5. [15 points] Another mystery data set of three-dimensional data is given in data.mystery2, where each example consists of a triple of real-valued features paired with a binary label. As in the previous few problems, this data set is not linearly separable on its own, but each instance can be augmented with one or more additional features so that linear separation is possible in the new higher-dimensional space.

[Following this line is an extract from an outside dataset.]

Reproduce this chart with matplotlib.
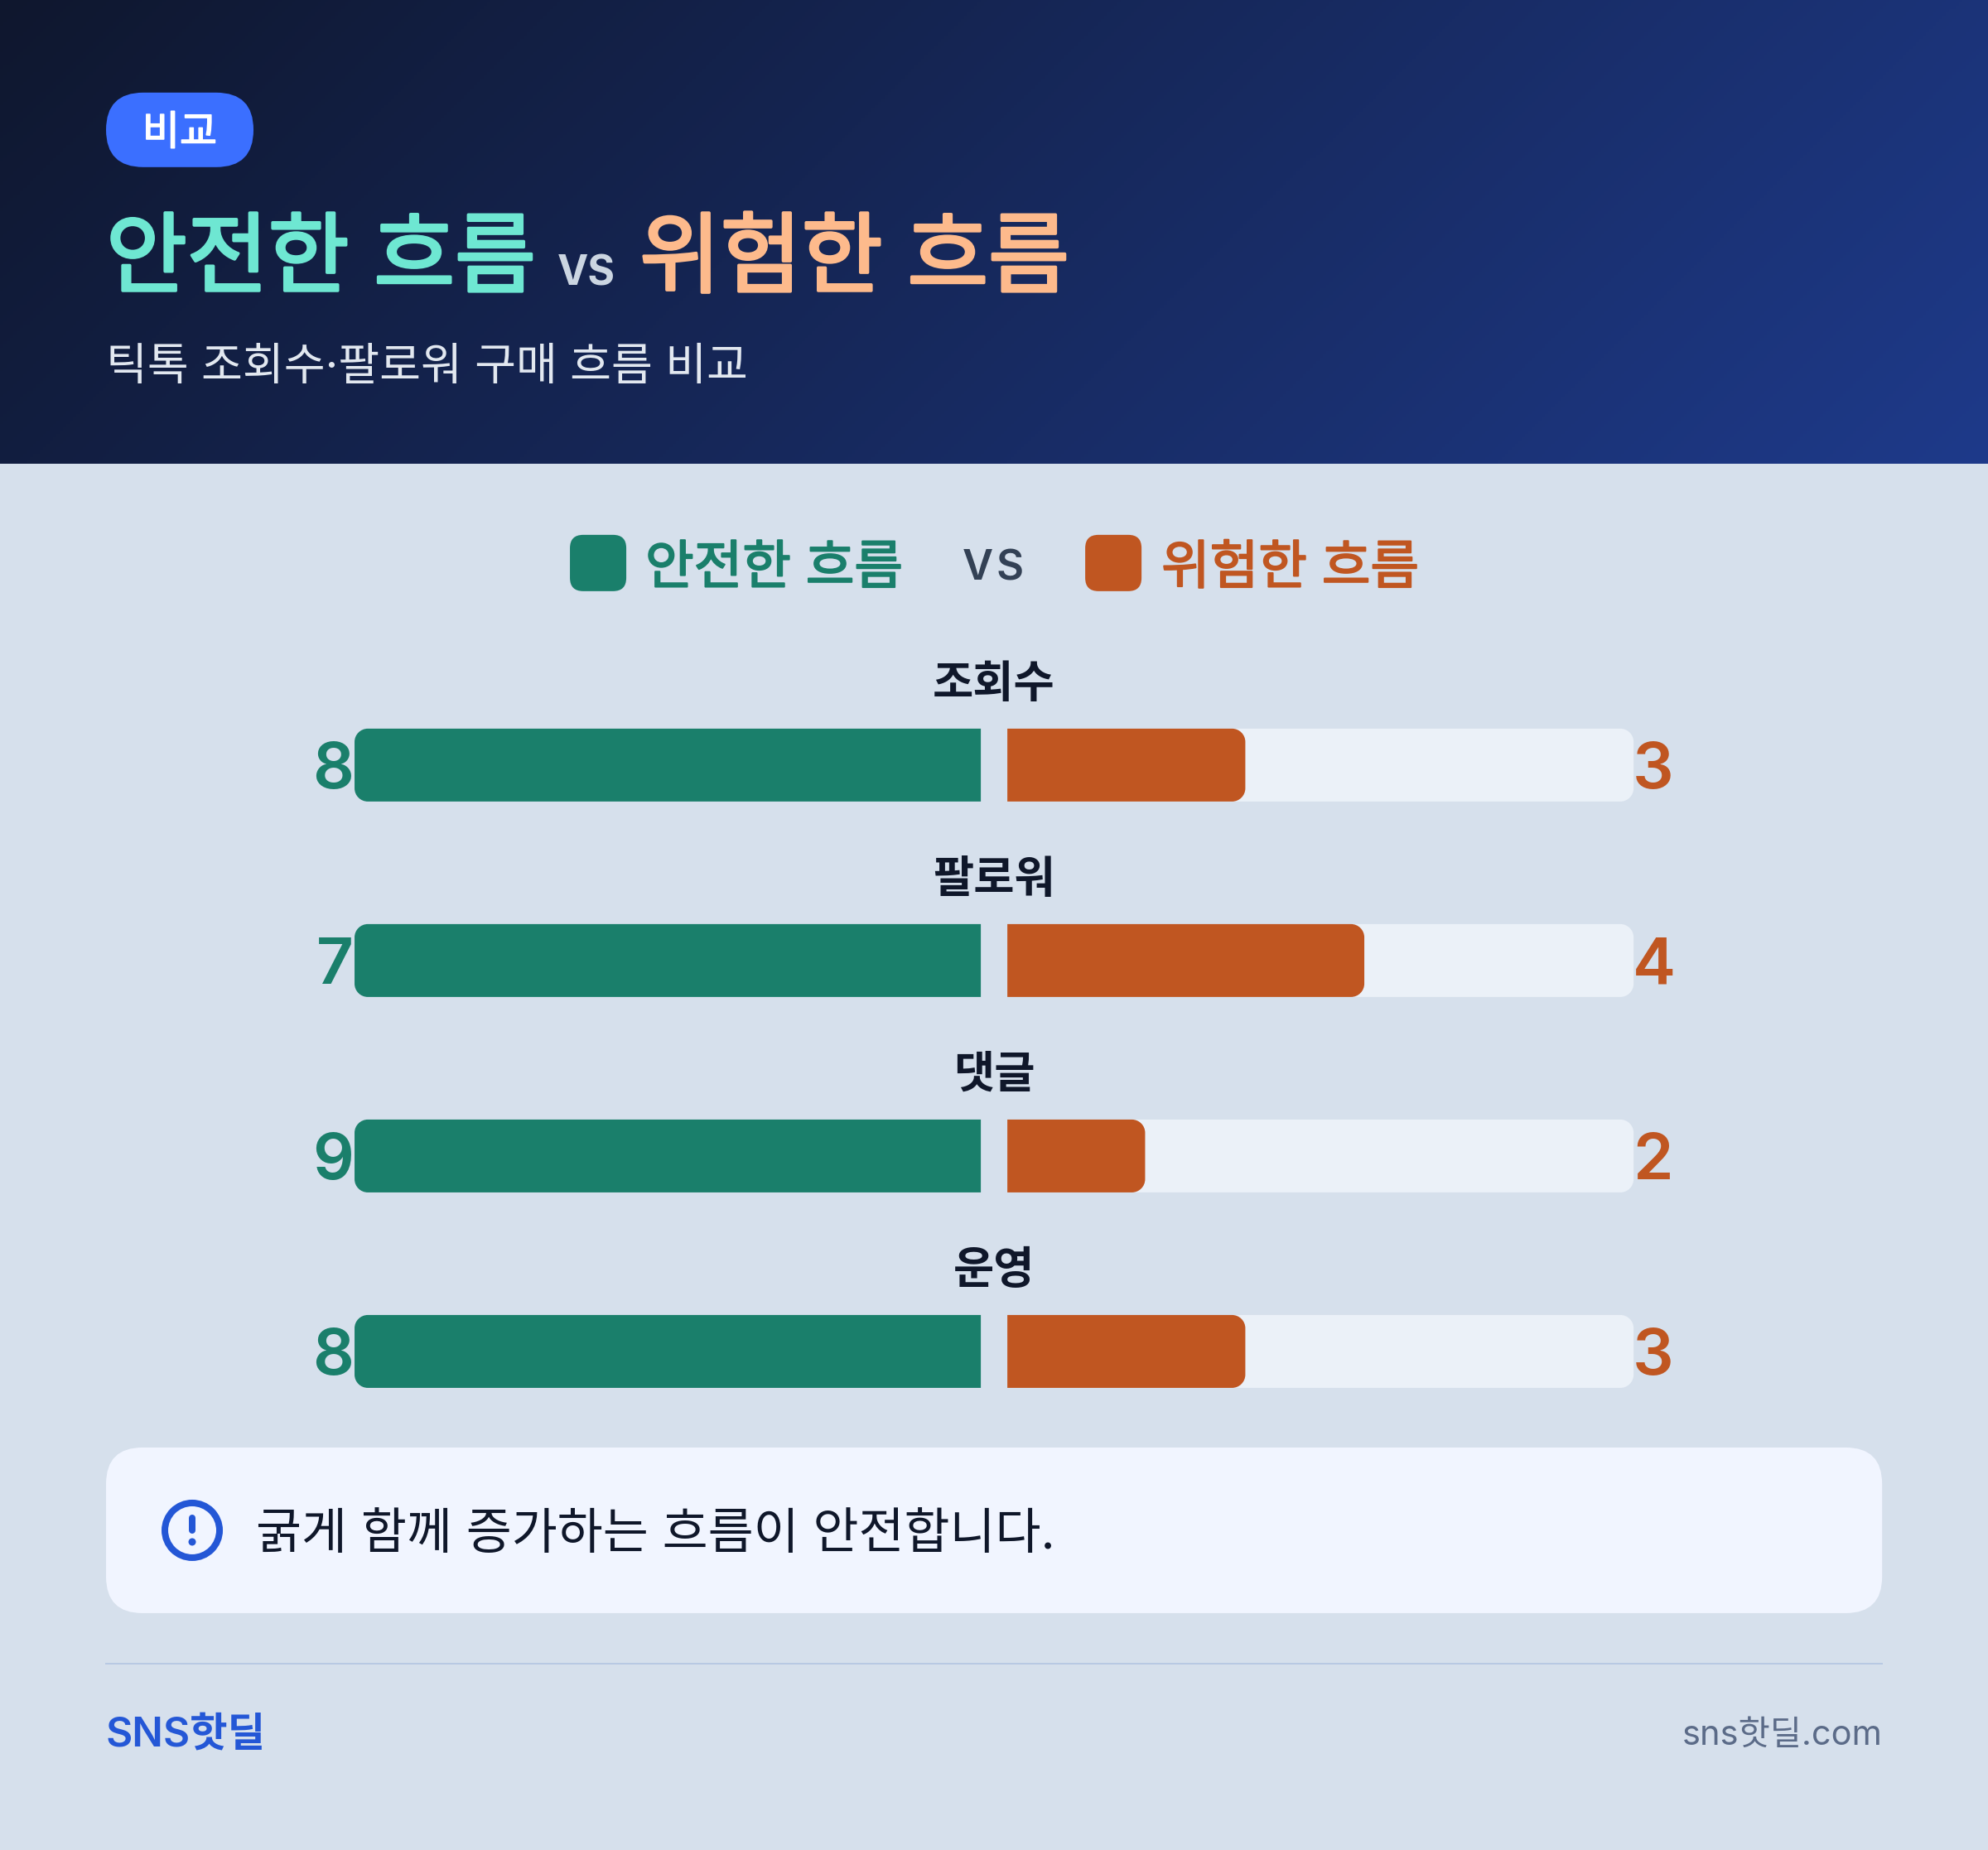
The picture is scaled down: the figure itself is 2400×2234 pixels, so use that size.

Your task is to implement the __init__(self, data) and classify(self, instance) methods in the MysteryClassifier2 class to perform training and classification on this data set. Example data will be provided as a list of 2-tuples $(\vec{x}, y)$ of triples of real numbers paired with binary labels. Test instances will be triples of real numbers, and should be classified as either True or False. Instances will again have to be augmented with one or more additional features before being fed into a perceptron in order for proper learning and classification to take place. As before, we recommend first visualizing the data using your favorite plotting software in order to understand its structure, then thinking about what transformation(s) might help separate the two classes of data.

 >>> c = MysteryClassifier2(data.mystery2)
>>> [c.classify(x) for x in ((1, 1, 1), (-1, -1, -1), (1, 2, -3), (-1, -2, 3))]
[True, False, False, True]


## 3. Feedback [5 points]

1. [1 point] Approximately how many hours did you spend on this assignment?

2. [2 point] Which aspects of this assignment did you find most challenging? Were there any significant stumbling blocks?

3. [2 point] Which aspects of this assignment did you like? Is there anything you would have changed?